> A run of records
>>
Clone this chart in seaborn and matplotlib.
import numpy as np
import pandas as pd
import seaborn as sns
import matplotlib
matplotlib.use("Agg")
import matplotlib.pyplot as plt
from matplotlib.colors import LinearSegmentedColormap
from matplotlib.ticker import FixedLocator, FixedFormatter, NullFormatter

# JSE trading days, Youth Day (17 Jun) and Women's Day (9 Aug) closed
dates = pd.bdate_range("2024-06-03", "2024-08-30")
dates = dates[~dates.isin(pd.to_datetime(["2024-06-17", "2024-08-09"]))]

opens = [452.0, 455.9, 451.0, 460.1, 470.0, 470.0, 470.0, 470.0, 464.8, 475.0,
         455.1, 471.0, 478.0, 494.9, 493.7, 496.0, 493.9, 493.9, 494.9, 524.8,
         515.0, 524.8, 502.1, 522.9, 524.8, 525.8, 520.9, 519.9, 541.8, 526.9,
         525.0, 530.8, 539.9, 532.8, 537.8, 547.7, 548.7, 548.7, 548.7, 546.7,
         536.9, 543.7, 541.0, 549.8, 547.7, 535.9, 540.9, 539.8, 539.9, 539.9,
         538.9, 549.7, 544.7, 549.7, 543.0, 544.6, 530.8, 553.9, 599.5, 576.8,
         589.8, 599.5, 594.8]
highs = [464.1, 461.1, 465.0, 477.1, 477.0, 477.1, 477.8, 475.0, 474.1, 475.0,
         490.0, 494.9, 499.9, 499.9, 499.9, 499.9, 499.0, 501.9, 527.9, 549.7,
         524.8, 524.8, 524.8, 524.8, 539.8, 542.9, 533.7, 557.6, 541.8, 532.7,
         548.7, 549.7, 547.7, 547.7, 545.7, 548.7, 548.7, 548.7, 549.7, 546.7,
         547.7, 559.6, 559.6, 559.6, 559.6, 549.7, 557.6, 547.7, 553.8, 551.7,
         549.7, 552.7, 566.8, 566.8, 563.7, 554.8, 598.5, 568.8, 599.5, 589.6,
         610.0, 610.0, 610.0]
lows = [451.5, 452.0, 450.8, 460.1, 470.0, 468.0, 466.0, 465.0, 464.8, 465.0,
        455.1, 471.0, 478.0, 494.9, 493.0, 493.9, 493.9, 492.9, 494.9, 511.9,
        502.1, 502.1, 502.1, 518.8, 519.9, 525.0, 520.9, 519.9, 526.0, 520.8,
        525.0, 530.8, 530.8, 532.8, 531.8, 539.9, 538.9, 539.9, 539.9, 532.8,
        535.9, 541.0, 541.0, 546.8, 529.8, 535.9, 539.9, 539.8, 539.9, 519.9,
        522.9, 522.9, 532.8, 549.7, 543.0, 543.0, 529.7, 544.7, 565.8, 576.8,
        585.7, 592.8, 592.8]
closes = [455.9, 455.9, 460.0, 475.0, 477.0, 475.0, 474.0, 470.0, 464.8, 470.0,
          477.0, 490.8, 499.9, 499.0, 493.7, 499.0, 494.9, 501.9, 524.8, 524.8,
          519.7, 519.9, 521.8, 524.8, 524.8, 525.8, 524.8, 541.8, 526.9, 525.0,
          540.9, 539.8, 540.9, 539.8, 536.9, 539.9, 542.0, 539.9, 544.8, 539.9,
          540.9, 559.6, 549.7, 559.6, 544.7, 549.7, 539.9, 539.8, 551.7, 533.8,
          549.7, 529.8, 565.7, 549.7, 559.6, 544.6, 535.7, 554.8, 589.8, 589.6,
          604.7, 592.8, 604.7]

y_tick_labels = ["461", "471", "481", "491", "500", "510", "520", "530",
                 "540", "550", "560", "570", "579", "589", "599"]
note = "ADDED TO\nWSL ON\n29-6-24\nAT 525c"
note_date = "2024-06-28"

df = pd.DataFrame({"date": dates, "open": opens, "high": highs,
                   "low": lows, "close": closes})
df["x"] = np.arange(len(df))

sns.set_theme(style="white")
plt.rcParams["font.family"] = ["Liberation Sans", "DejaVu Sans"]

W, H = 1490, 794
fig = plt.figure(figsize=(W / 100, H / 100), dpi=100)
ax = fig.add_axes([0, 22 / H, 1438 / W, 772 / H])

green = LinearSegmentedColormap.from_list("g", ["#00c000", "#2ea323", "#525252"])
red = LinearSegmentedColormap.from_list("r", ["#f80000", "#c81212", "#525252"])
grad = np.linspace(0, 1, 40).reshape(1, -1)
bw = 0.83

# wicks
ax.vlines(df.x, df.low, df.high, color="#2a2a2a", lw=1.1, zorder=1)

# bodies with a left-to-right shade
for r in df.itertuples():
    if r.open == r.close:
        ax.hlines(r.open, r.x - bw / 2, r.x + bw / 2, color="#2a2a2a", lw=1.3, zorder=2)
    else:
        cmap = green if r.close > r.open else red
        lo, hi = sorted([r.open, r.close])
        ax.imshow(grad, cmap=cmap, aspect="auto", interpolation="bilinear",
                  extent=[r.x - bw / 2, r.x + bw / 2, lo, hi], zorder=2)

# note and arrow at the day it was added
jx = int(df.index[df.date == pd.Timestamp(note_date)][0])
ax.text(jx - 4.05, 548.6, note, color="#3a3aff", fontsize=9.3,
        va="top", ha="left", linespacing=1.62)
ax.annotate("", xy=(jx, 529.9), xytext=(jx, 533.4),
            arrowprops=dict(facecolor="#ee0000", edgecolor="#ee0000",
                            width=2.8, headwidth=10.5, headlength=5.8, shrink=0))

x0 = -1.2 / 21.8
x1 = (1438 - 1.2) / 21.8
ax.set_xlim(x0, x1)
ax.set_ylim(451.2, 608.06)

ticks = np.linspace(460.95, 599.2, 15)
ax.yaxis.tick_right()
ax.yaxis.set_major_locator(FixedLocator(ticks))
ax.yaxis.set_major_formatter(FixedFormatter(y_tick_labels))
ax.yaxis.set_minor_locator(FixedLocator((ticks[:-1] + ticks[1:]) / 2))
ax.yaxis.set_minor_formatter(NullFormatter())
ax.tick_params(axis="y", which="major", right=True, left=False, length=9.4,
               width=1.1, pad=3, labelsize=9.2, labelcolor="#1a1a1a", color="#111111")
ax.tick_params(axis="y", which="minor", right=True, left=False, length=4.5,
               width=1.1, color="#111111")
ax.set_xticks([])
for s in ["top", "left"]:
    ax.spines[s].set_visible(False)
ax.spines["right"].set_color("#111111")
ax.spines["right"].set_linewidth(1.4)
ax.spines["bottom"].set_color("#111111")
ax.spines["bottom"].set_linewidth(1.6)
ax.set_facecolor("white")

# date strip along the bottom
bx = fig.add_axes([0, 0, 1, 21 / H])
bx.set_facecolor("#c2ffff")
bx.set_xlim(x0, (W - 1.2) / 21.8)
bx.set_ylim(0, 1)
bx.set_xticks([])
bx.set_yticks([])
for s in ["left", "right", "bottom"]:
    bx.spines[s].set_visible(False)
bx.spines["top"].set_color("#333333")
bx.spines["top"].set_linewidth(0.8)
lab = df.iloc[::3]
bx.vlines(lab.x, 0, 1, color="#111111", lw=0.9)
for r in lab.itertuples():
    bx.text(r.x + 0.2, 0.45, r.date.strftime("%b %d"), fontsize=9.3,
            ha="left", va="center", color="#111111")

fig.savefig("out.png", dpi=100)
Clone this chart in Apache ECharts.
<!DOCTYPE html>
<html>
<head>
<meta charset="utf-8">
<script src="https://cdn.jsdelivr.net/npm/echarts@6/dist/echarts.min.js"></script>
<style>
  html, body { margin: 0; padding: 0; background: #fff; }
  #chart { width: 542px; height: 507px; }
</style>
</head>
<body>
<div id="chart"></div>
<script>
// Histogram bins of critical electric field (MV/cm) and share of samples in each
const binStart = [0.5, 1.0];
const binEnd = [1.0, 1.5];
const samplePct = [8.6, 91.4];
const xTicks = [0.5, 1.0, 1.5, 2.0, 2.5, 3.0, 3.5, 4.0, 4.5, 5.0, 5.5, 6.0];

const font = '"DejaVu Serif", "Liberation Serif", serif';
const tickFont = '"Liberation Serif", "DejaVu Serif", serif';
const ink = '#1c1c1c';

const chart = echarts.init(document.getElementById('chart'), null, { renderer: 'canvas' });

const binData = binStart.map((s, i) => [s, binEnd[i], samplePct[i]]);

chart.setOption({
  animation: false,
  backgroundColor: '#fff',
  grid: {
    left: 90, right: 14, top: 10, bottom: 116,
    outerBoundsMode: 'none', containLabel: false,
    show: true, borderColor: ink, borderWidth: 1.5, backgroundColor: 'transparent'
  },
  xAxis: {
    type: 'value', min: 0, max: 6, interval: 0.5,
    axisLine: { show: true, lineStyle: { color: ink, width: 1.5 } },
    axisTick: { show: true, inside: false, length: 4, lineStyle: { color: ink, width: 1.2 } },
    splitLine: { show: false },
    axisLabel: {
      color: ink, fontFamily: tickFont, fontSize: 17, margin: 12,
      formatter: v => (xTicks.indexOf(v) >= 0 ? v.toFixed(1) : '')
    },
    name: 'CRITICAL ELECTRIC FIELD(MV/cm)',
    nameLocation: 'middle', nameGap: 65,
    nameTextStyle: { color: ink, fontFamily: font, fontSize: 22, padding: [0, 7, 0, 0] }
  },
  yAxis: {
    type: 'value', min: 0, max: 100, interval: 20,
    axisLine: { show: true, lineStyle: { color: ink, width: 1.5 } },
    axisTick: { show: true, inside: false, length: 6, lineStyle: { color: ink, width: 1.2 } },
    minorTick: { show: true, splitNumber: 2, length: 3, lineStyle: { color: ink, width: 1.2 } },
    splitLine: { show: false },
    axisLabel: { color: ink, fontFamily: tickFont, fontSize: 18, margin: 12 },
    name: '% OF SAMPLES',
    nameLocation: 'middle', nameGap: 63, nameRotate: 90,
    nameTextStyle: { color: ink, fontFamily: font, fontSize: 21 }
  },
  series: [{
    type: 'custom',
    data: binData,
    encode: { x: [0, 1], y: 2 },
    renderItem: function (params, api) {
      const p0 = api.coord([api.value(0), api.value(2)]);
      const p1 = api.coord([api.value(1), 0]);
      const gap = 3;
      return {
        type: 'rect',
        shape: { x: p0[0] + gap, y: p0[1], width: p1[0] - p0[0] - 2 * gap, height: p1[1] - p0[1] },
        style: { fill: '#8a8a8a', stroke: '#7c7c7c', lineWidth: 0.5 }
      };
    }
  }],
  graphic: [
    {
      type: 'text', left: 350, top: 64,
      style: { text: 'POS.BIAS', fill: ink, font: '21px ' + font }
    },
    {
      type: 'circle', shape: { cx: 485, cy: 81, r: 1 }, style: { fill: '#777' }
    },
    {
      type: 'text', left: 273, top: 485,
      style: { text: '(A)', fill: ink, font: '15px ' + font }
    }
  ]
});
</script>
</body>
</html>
<<
> Your objective
Retype only this portion of the data above: the line containing "Clone this chart in Apache ECharts.", the line containing "const binData = binStart.map((s, i)", and all lines between them, exactly.

> Solution to the problem
Clone this chart in Apache ECharts.
<!DOCTYPE html>
<html>
<head>
<meta charset="utf-8">
<script src="https://cdn.jsdelivr.net/npm/echarts@6/dist/echarts.min.js"></script>
<style>
  html, body { margin: 0; padding: 0; background: #fff; }
  #chart { width: 542px; height: 507px; }
</style>
</head>
<body>
<div id="chart"></div>
<script>
// Histogram bins of critical electric field (MV/cm) and share of samples in each
const binStart = [0.5, 1.0];
const binEnd = [1.0, 1.5];
const samplePct = [8.6, 91.4];
const xTicks = [0.5, 1.0, 1.5, 2.0, 2.5, 3.0, 3.5, 4.0, 4.5, 5.0, 5.5, 6.0];

const font = '"DejaVu Serif", "Liberation Serif", serif';
const tickFont = '"Liberation Serif", "DejaVu Serif", serif';
const ink = '#1c1c1c';

const chart = echarts.init(document.getElementById('chart'), null, { renderer: 'canvas' });

const binData = binStart.map((s, i) => [s, binEnd[i], samplePct[i]]);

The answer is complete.